Managing your Twitter experience can be challenging, especially with the rise of spam, crypto shills, and low-quality AI-generated content. This guide summarizes a public-safe blocklist approach, focusing on clear signals and practical steps for keeping your feed healthy and relevant.

Block Immediately

  • Strongly derogatory replies
  • Crypto spam, token shills, wallet/contract junk
  • Clear AI slop or reply-bot behavior
  • Repetitive low-context spam

Hard Triggers

Block accounts that show these patterns:

  • Raw token strings ending in pump
  • Long crypto-style hashes or contract strings (e.g., 0x...)
  • Crypto-coded identity markers like BNB, XBT, 0x, Crypto, degen
  • Low-signal logo or mascot bait from crypto-coded accounts
  • Community-link pings with no real text
  • Image-only or link-only drive-bys
  • Direct hostility with no substance
  • Repeated emotional blackmail or money-begging

AI / Slop Signals

One weak signal alone is not enough—look for repeated patterns:

  • Generic abstraction soup about agents, workflows, reasoning, interoperability
  • Fake sage tone with no specifics
  • Templated agreement or praise across unrelated threads
  • Same upbeat, shallow reply shape repeated many times in a short window
  • Canned phrases like:
    • "the real unlock"
    • "the bigger concern is"
    • "the part nobody mentions is"
    • "fantastic pattern"
    • "proper agent infra"
    • "can provide invaluable insight"

Borderline Review Process

If one tweet isn’t enough to decide:

  • Read 8–15 recent profile replies
  • Inspect follower/following shape
  • Check profile bio and language fit

Block weight increases if:

  • The account is tiny or disposable-looking
  • Bio pushes coins, tickers, memecoins, or crypto identity
  • Replies contain cashtags, token names, wallet strings, or contract spam
  • The account posts generic praise, fake insight, or thread-detached filler

Prefer mute over block when:

  • The account seems human
  • The account is tiny
  • Content is mostly non-English/non-German
  • Replies are specific and technical, not hostile, crypto, or AI-slop

Practical Defaults

  • If crypto: block.
  • If strongly derogatory: block.
  • If community-link ping plus crypto chatter in profile replies: block.
  • If crypto-coded handle plus silly logo/mascot question: block.
  • If image-only or link-only spam: block.
  • If repeated emotional blackmail: block.
  • If AI-ish: block only when clearly synthetic or repeated.
  • If tiny account plus empty hostility: block.
  • If tiny account plus human technical chatter in another language: mute.

Redacted Examples

  • A: Account drops a ...pump token string in a mention.
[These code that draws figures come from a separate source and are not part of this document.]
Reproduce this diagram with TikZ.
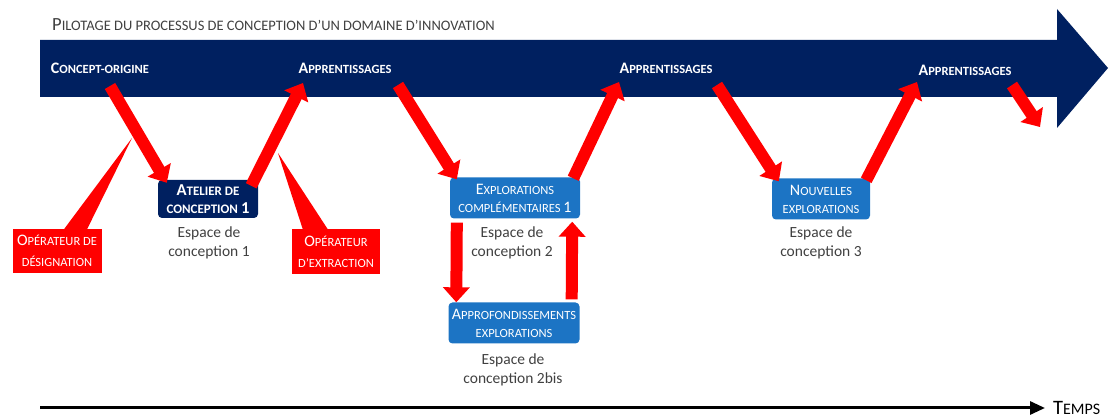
\documentclass[tikz,border=0pt]{standalone}
\usepackage{fontspec}
\setmainfont{Carlito}
\usetikzlibrary{arrows.meta,positioning,calc}

\definecolor{bandblue}{HTML}{002060}
\definecolor{boxblue}{HTML}{1C74C4}
\definecolor{opred}{HTML}{FF0000}
\definecolor{textgray}{HTML}{404040}

% capitale plus grande pour les petites capitales
\newcommand\Up[1]{{\fontsize{1.28em}{1em}\selectfont#1}}

\begin{document}
\begin{tikzpicture}[
    x=1pt, y=-1pt,
    >=Latex,
    bandlabel/.style={
        text=white,
        inner sep=0pt,
        font=\bfseries\fontsize{12.5}{15}\selectfont
    },
    darkbox/.style={
        fill=bandblue,
        rounded corners=4pt,
        text=white,
        align=center,
        inner sep=1pt,
        minimum width=100pt,
        minimum height=38pt,
        font=\bfseries\fontsize{13}{18}\selectfont
    },
    lightbox/.style={
        darkbox,
        fill=boxblue,
        minimum width=130pt,
        minimum height=41pt,
        font=\fontsize{12.5}{18}\selectfont
    },
    espace/.style={
        align=center,
        text=textgray,
        font=\fontsize{15.5}{19.5}\selectfont
    },
    operateur/.style={
        fill=opred,
        text=white,
        align=center,
        inner sep=0pt,
        font=\fontsize{12.5}{21}\selectfont
    },
    redarrow/.style={
        draw=opred,
        line width=12pt,
        -{Triangle[length=15pt,width=26pt]}
    }
]
\useasboundingbox (0,0) rectangle (1109,419);

% ------------------------------------------------
% Bandeau
% ------------------------------------------------

\node[anchor=base west, inner sep=0pt, text=textgray,
      font=\fontsize{14.5}{16}\selectfont] (titre) at (52,31)
    {\Up{P}ILOTAGE DU PROCESSUS DE CONCEPTION D’UN DOMAINE D’INNOVATION};

\fill[bandblue] (40,40) -- (1057,40) -- (1057,9) -- (1108,68)
    -- (1057,128) -- (1057,97) -- (40,97) -- cycle;

\node[bandlabel] (origine) at (100,68) {\Up{C}ONCEPT-ORIGINE};
\node[bandlabel] (app1) at (345,68) {\Up{A}PPRENTISSAGES};
\node[bandlabel] (app2) at (666,68) {\Up{A}PPRENTISSAGES};
\node[bandlabel] (app3) at (965,70) {\Up{A}PPRENTISSAGES};

\coordinate (b1) at (110,86);
\coordinate (b2) at (303,83);
\coordinate (b3) at (398,85);
\coordinate (b4) at (619,82);
\coordinate (b5) at (717,85);
\coordinate (b6) at (917,82);
\coordinate (b7) at (1012,85);
\coordinate (b8) at (1040,127);

% ------------------------------------------------
% Espaces de conception
% ------------------------------------------------

\node[darkbox] (atelier) at (208,199)
    {\Up{A}TELIER DE\\CONCEPTION \Up{1}};
\node[lightbox] (explo) at (515,198)
    {\Up{E}XPLORATIONS\\COMPLÉMENTAIRES \Up{1}};
\node[lightbox, minimum width=131pt] (approf) at (514,323)
    {\Up{A}PPROFONDISSEMENTS\\EXPLORATIONS};
\node[lightbox, minimum width=98pt] (nouv) at (821,199)
    {\Up{N}OUVELLES\\EXPLORATIONS};

\node[espace] (esp1) at (209,243) {Espace de\\conception 1};
\node[espace] (esp2) at (512,243) {Espace de\\conception 2};
\node[espace] (esp2bis) at (513,370) {Espace de\\conception 2bis};
\node[espace] (esp3) at (821,243) {Espace de\\conception 3};

% ------------------------------------------------
% Operateurs
% ------------------------------------------------

\node[operateur, minimum width=89pt, minimum height=44pt] (desig) at (57,251)
    {\Up{O}PÉRATEUR DE\\DÉSIGNATION};
\node[operateur, minimum width=88pt, minimum height=45pt] (extr) at (336,252)
    {\Up{O}PÉRATEUR\\D’EXTRACTION};

\coordinate (a1) at (132,138);
\coordinate (a2) at (278,153);

\fill[opred] ([xshift=52pt]desig.north west) -- (a1)
    -- ([xshift=75pt]desig.north west) -- cycle;
\fill[opred] ([xshift=11pt]extr.north west) -- (a2)
    -- ([xshift=36pt]extr.north west) -- cycle;

% ------------------------------------------------
% Fleches
% ------------------------------------------------

\draw[redarrow] (b1) -- ([xshift=9pt,yshift=-3pt]atelier.north west);
\draw[redarrow] ([xshift=-7pt,yshift=-6pt]atelier.north east) -- (b2);
\draw[redarrow] (b3) -- ([xshift=7pt,yshift=-2pt]explo.north west);
\draw[redarrow] ([xshift=-7pt,yshift=-1pt]explo.north east) -- (b4);
\draw[redarrow] (b5) -- ([xshift=7pt,yshift=-3pt]nouv.north west);
\draw[redarrow] ([xshift=-4pt,yshift=-2pt]nouv.north east) -- (b6);
\draw[redarrow] (b7) -- (b8);

% Approfondissement aller-retour
\draw[redarrow] ([xshift=7pt,yshift=-4pt]explo.south west)
    -- ([xshift=8pt]approf.north west);
\draw[redarrow] ([xshift=-8pt,yshift=3pt]approf.north east)
    -- ([xshift=-8pt,yshift=-3pt]explo.south east);

% ------------------------------------------------
% Temps
% ------------------------------------------------

\node[anchor=west, inner sep=0pt, text=black,
      font=\fontsize{16}{18}\selectfont] (temps) at (1053,408)
    {\Up{T}EMPS};
\coordinate (t0) at (40,408);
\draw[line width=3pt, -{Triangle[length=15pt,width=13pt]}]
    (t0) -- ([xshift=-8pt]temps.west);

\end{tikzpicture}
\end{document}
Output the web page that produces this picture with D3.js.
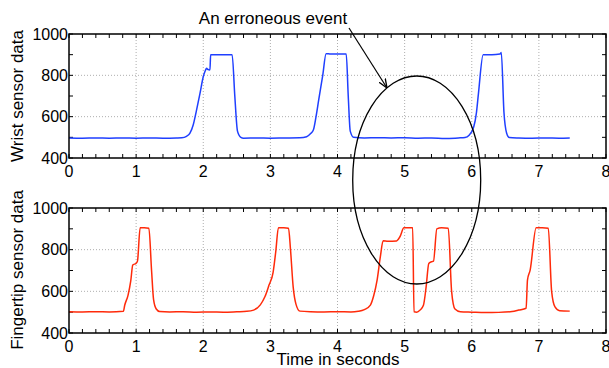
<!DOCTYPE html>
<html>
<head>
<meta charset="utf-8">
<script src="https://cdn.jsdelivr.net/npm/d3@7"></script>
<style>
  body { margin: 0; background: #fff; }
  svg { display: block; font-family: "Liberation Sans", Arial, sans-serif; }
</style>
</head>
<body>
<svg id="chart" width="609" height="368"></svg>
<script>
// wrist sensor readings [time s, value]
const wristData = [
  [0.00, 497], [0.20, 496], [0.40, 497], [0.60, 496], [0.80, 497], [1.00, 496], [1.20, 497],
  [1.40, 496], [1.60, 497], [1.68, 498], [1.75, 505], [1.80, 519], [1.85, 560], [1.90, 632],
  [1.95, 710], [2.00, 793], [2.03, 822], [2.05, 834], [2.07, 828], [2.10, 826], [2.11, 900],
  [2.20, 900], [2.30, 900], [2.43, 900], [2.47, 700], [2.51, 530], [2.56, 500], [2.60, 496],
  [2.80, 497], [3.00, 496], [3.20, 497], [3.44, 498], [3.54, 503], [3.60, 518], [3.64, 535],
  [3.68, 600], [3.72, 681], [3.78, 800], [3.83, 905], [3.90, 903], [4.00, 903], [4.13, 903],
  [4.16, 700], [4.19, 530], [4.24, 500], [4.40, 497], [4.60, 498], [4.80, 497], [5.00, 498],
  [5.20, 496], [5.40, 497], [5.60, 494], [5.80, 497], [5.90, 499], [5.96, 510], [6.03, 551],
  [6.07, 620], [6.10, 713], [6.17, 900], [6.30, 900], [6.42, 903], [6.44, 910], [6.48, 620],
  [6.52, 520], [6.56, 499], [6.70, 497], [6.90, 496], [7.10, 497], [7.30, 496], [7.46, 497]
];

// fingertip sensor readings [time s, value]
const fingerData = [
  [0.00, 502], [0.20, 501], [0.40, 502], [0.60, 501], [0.81, 504], [0.83, 533], [0.88, 582],
  [0.92, 650], [0.95, 726], [1.00, 735], [1.02, 745], [1.06, 905], [1.12, 905], [1.19, 903],
  [1.23, 700], [1.26, 560], [1.30, 515], [1.35, 503], [1.50, 501], [1.70, 502], [1.90, 500],
  [2.10, 501], [2.30, 500], [2.50, 502], [2.65, 504], [2.75, 510], [2.85, 535], [2.92, 575],
  [2.98, 630], [3.04, 690], [3.08, 790], [3.12, 905], [3.20, 905], [3.27, 903], [3.30, 800],
  [3.34, 620], [3.38, 540], [3.44, 505], [3.60, 502], [3.80, 501], [4.00, 502], [4.20, 501],
  [4.31, 504], [4.40, 512], [4.49, 534], [4.54, 580], [4.59, 654], [4.64, 770], [4.68, 843],
  [4.75, 840], [4.88, 842], [4.93, 862], [4.99, 905], [5.05, 905], [5.12, 905], [5.14, 502],
  [5.18, 500], [5.23, 510], [5.28, 533], [5.32, 620], [5.36, 734], [5.40, 742], [5.43, 745],
  [5.48, 900], [5.55, 905], [5.65, 903], [5.70, 600], [5.75, 515], [5.83, 502], [6.00, 500],
  [6.20, 498], [6.40, 499], [6.60, 503], [6.70, 510], [6.81, 519], [6.83, 654], [6.87, 702],
  [6.96, 905], [7.05, 905], [7.14, 903], [7.19, 600], [7.24, 525], [7.31, 507], [7.46, 505]
];

const xTicks = [0, 1, 2, 3, 4, 5, 6, 7, 8];
const yTicks = [400, 600, 800, 1000];
const yGrid = [600, 800];

const svg = d3.select("#chart");
const left = 69, right = 606;

const x = d3.scaleLinear().domain([0, 8]).range([left, right]);

const panels = [
  { data: wristData, top: 34, bottom: 158, color: "#1f3fff", label: "Wrist sensor data", labelY: 96 },
  { data: fingerData, top: 208, bottom: 333, color: "#ff2a0a", label: "Fingertip sensor data", labelY: 270 }
];

panels.forEach(p => {
  const y = d3.scaleLinear().domain([400, 1000]).range([p.bottom, p.top]);
  const g = svg.append("g");

  // dotted grid
  g.selectAll(".gx").data(xTicks.slice(1, -1)).join("line")
    .attr("x1", d => x(d)).attr("x2", d => x(d))
    .attr("y1", p.top).attr("y2", p.bottom)
    .attr("stroke", "#999").attr("stroke-width", 0.8).attr("stroke-dasharray", "1,2");
  g.selectAll(".gy").data(yGrid).join("line")
    .attr("x1", left).attr("x2", right)
    .attr("y1", d => y(d)).attr("y2", d => y(d))
    .attr("stroke", "#999").attr("stroke-width", 0.8).attr("stroke-dasharray", "1,2");

  // inward ticks on all four sides
  const minorX = d3.range(0, 8.001, 0.2);
  const minorY = d3.range(400, 1000.1, 100);
  g.selectAll(".tb").data(minorX).join("line")
    .attr("x1", d => x(d)).attr("x2", d => x(d))
    .attr("y1", p.bottom).attr("y2", p.bottom - 4)
    .attr("stroke", "#000").attr("stroke-width", 1);
  g.selectAll(".tt").data(minorX).join("line")
    .attr("x1", d => x(d)).attr("x2", d => x(d))
    .attr("y1", p.top).attr("y2", p.top + 4)
    .attr("stroke", "#000").attr("stroke-width", 1);
  g.selectAll(".tl").data(minorY).join("line")
    .attr("x1", left).attr("x2", left + 4)
    .attr("y1", d => y(d)).attr("y2", d => y(d))
    .attr("stroke", "#000").attr("stroke-width", 1);
  g.selectAll(".tr").data(minorY).join("line")
    .attr("x1", right).attr("x2", right - 4)
    .attr("y1", d => y(d)).attr("y2", d => y(d))
    .attr("stroke", "#000").attr("stroke-width", 1);

  // data line
  const line = d3.line().curve(d3.curveMonotoneX).x(d => x(d[0])).y(d => y(d[1]));
  g.append("path").datum(p.data)
    .attr("fill", "none").attr("stroke", p.color)
    .attr("stroke-width", 1.5).attr("stroke-linejoin", "round")
    .attr("d", line);

  // frame
  g.append("rect")
    .attr("x", left).attr("y", p.top)
    .attr("width", right - left).attr("height", p.bottom - p.top)
    .attr("fill", "none").attr("stroke", "#000").attr("stroke-width", 1.5);

  // tick labels
  g.selectAll(".xl").data(xTicks).join("text")
    .attr("x", d => x(d)).attr("y", p.bottom + 19)
    .attr("text-anchor", "middle").attr("font-size", 16)
    .text(d => d);
  g.selectAll(".yl").data(yTicks).join("text")
    .attr("x", left - 1).attr("y", d => y(d) + 5.7)
    .attr("text-anchor", "end").attr("font-size", 16)
    .text(d => d);

  // y label
  g.append("text")
    .attr("transform", `translate(23,${p.labelY}) rotate(-90)`)
    .attr("text-anchor", "middle").attr("font-size", 17)
    .text(p.label);
});

svg.append("text")
  .attr("x", 338).attr("y", 364.5)
  .attr("text-anchor", "middle").attr("font-size", 17)
  .text("Time in seconds");

// annotation
svg.append("defs").append("marker")
  .attr("id", "arrow").attr("viewBox", "0 0 10 10")
  .attr("refX", 10).attr("refY", 5)
  .attr("markerWidth", 9).attr("markerHeight", 9)
  .attr("markerUnits", "userSpaceOnUse")
  .attr("orient", "auto")
  .append("path").attr("d", "M0,1 L10,5 L0,9").attr("fill", "none")
  .attr("stroke", "#000").attr("stroke-width", 1.5);

svg.append("text")
  .attr("x", 273).attr("y", 24)
  .attr("text-anchor", "middle").attr("font-size", 17)
  .text("An erroneous event");

svg.append("line")
  .attr("x1", 349).attr("y1", 28).attr("x2", 387).attr("y2", 88)
  .attr("stroke", "#000").attr("stroke-width", 1.2)
  .attr("marker-end", "url(#arrow)");

svg.append("ellipse")
  .attr("cx", x(5.18)).attr("cy", 180)
  .attr("rx", 64).attr("ry", 104)
  .attr("fill", "none").attr("stroke", "#000").attr("stroke-width", 1.3);
</script>
</body>
</html>
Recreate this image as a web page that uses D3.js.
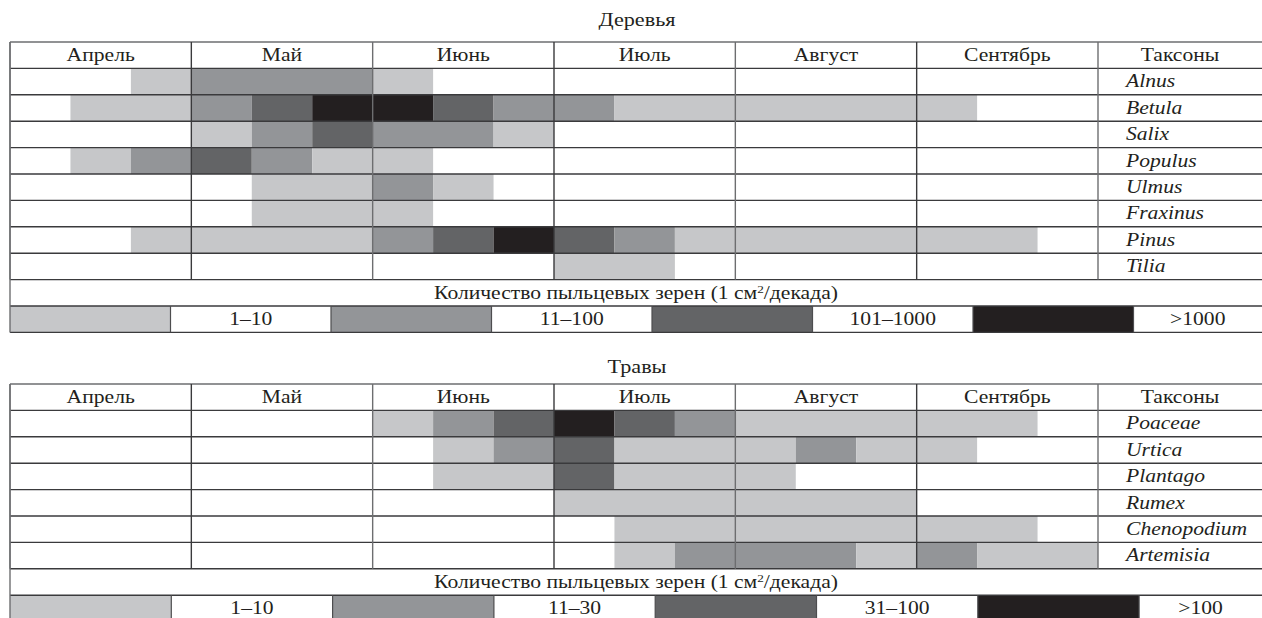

Block.
  • B: Account asks a silly logo question; profile replies are memecoin chatter. Block.
  • C: Account posts only a community link; profile replies include cashtags and a wallet string. Block.
  • D: Account posts generic AI praise across unrelated threads every minute. Block.
  • E: Account uses direct abuse like fucking drone. Block.
  • F: Tiny account writes a real technical question in another language with specific config details. Mute, not block.